Nagi also shows she has a knack for this detective work, figuring out from one conversation with a victim's friend that Kisugi is the suspected murderer—because of its resemblance to an earlier conversation she had with Kisugi about fear. It's that desire to chase fear out of the fearless by killing them in unexpectedly gruesome ways, to literally eat their feelings, that makes Kisugi's crimes so weird. This next stage of human evolution is going to be pretty strange if it somehow encompasses a sagely sweet boy who inspires people to do what they want without limitations and an insane cannibal doctor—but then evolution, like weather, can be unpredictable.

Throughout all this we get lots of conversations about meaty themes like fear, love, evolution, and the desires of the human heart. I really liked the bug-swarm metaphor that illustrated the way that humans can sometimes be directed toward one goal, like a swarm of insects, but they're still made up of individual beings that are more likely to be at war with each other—wanting a multiplicity of things that often conflict. Perhaps the mysterious boy's way of "removing limitations" was simply focusing people toward one specific goal. It makes me wonder how his powers worked in execution, because that sounds a lot like what the Imaginator and Spooky E were doing last arc—but in a way that seemed to be felt more positively by those affected.
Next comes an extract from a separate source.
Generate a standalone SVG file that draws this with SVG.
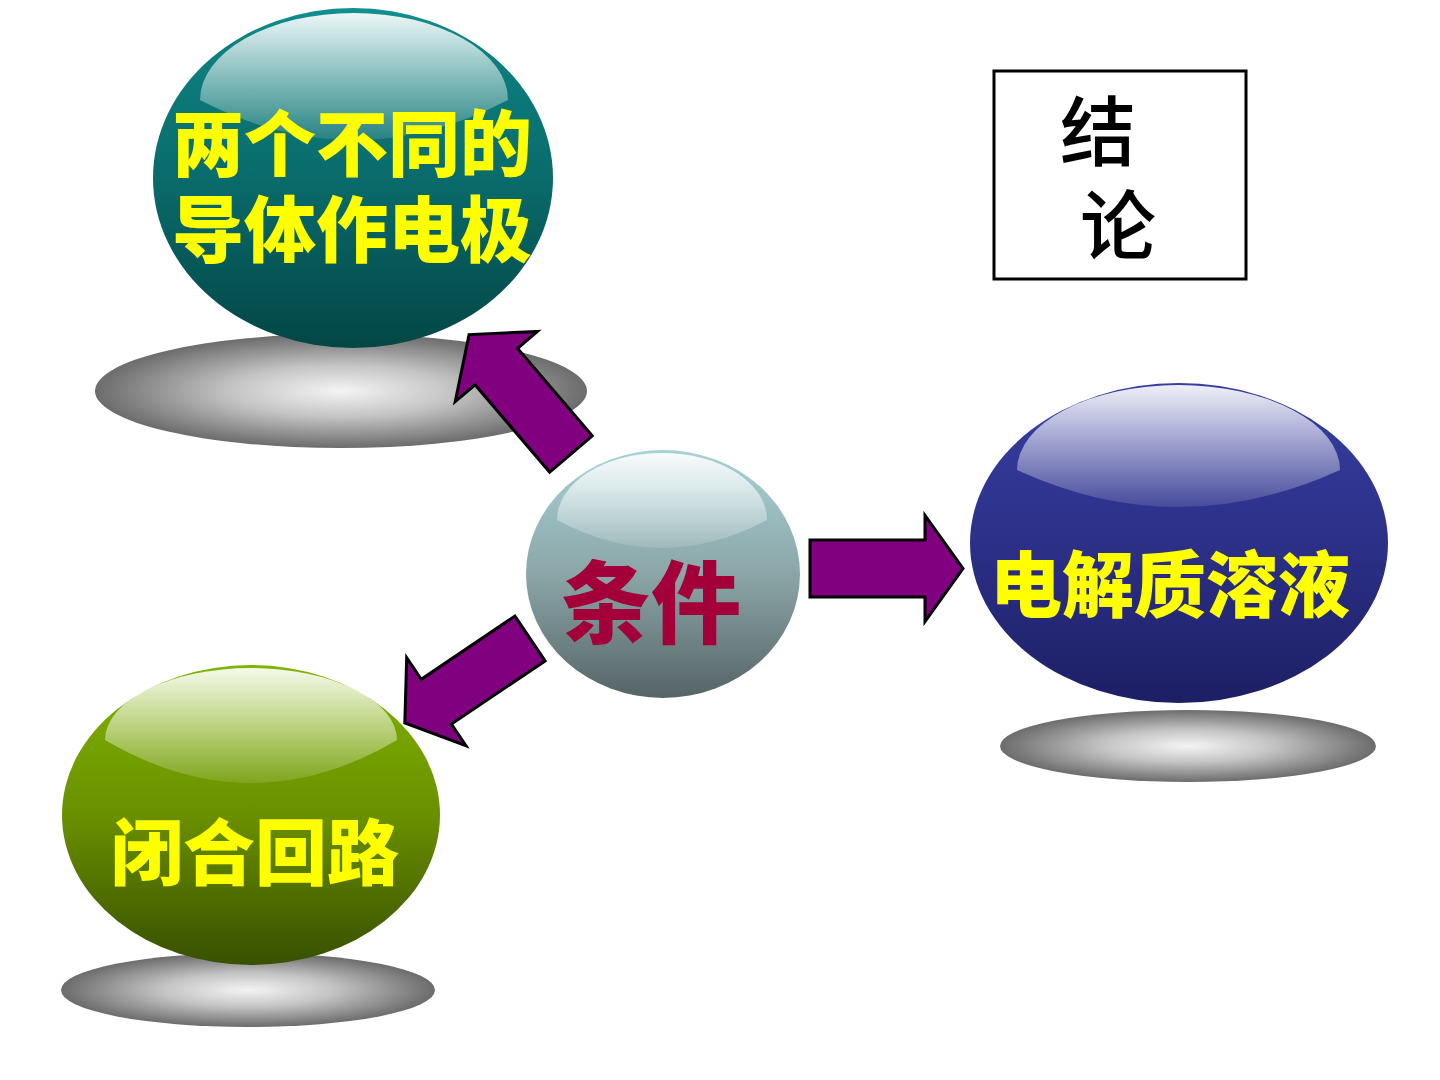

One thing I've realized is that Boogiepop and Others is not particularly subtle about its themes. It announces them blaringly, often accompanied by the triumphant strains of the Overture to Die Meistersinger. (There's a whole 'nother review I could spend unpacking the statement about it being music "without fear," and how it weirdly stands apart from Wagner's other work in that regard as part of his only mature comedic opera. His other operas can be triumphant and exciting too, but they usually elicit a more complicated mix of emotions. They phrase the music as being like that single-minded insect swarm.) However, Boogiepop and Others can be difficult to interpret, as it seems to prefer to raise a host of questions without definitively answering them—much like Boogiepop themselves, the show acts as a defender of humanity in all its complications rather than committing to one particular set of beliefs. It also tends to frame its ideas in big broad strokes, and the examples given in its stories rely on a specific supernatural/sci-fi context that can be hard to apply to real life. I think that's the point, since Boogiepop is here to free your mind, not just set you on another course. All the same, I also wonder how much of this is due to it being a novel translated to animation; perhaps these ideas were clearer on the page.

The part I'm chewing on the most right now is that framing device. It's good to see Echoes back in the land of the living, but where exactly are they? They never quite answer this question. The "world is ending" part of Boogiepop's speech and visual resemblance between their setting and End of Evangelion makes me worry that it's our world at an end. But then Boogiepop references being in a distorted dimension, suggesting this isn't the case. But then Boogiepop talks about going back to "their" dimension—are they talking about our world or the one they originally came from? I think we'll eventually get a definitive answer, but right now the series suggests a multiplicity of interpretations, and I suppose that's perfectly fitting for Boogiepop.

Rating: A+

Boogiepop and Others is currently streaming on Crunchyroll.